ORBÁN WARNS OF WAR — WHILE STAYING SILENT ON RUSSIAN MILITARY INTELLIGENCE’S PRESENCE
As Hungary’s prime minister desperately tries to frame the spring 2026 elections as a choice between war and peace, his rhetoric is growing darker. Europe, he claims, is drifting toward war with Russia — and this could be Hungary’s last election before a conflict. “Brussels” and EU leaders are cast as reckless warmongers, while Viktor Orbán presents himself as the lone guardian keeping Hungary out of the fire. What he carefully avoids mentioning is the obvious: if war ever does come, it’s not Hungary’s EU or NATO allies voters should fear — it’s Russia. Which leads to an uncomfortable question: if the threat is truly that grave, why does Orbán’s government still allow a full-fledged Russian military intelligence presence to operate in Budapest?

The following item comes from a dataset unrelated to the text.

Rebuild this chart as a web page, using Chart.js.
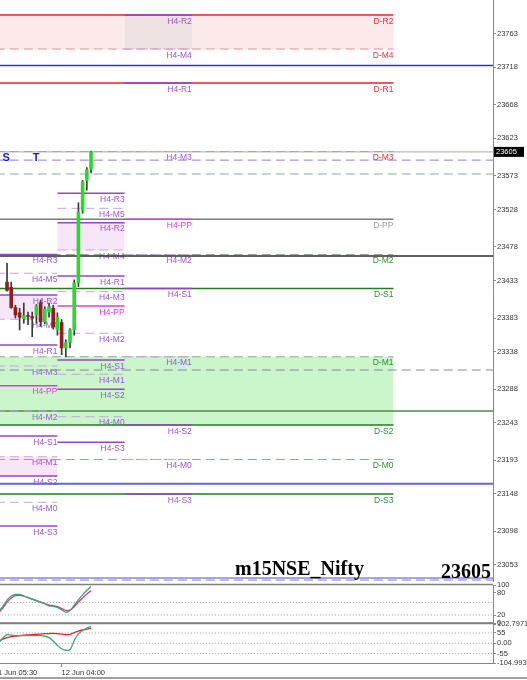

As I’ve written before, Budapest continues to host a Russian military attaché — along with deputies and assistants at the Russian Embassy who are widely known to be partly overt, partly undercover officers of the GRU. While the other Visegrád countries expelled these officers years ago, Hungary did not. Their team is still there, still operating under diplomatic cover. To clarify the extent of official diplomatic contact, I filed a public information request with the Hungarian Ministry of Defense, asking for a list of meetings held since 2022 with the Russian military attaché and his colleagues. The ministry refused — not because such meetings never happened, but because, it argued, the information is simply “not public.” There is at least one case we know of: the Hungarian army’s deputy chief of staff met with the departing Russian military attaché at a Chinese reception. NATO allies were quite puzzled.
So to recap: Orbán warns Hungarians about an imminent war with Russia — while quietly keeping Russia’s military intelligence officers comfortably in place in Budapest and refusing to say who is meeting them.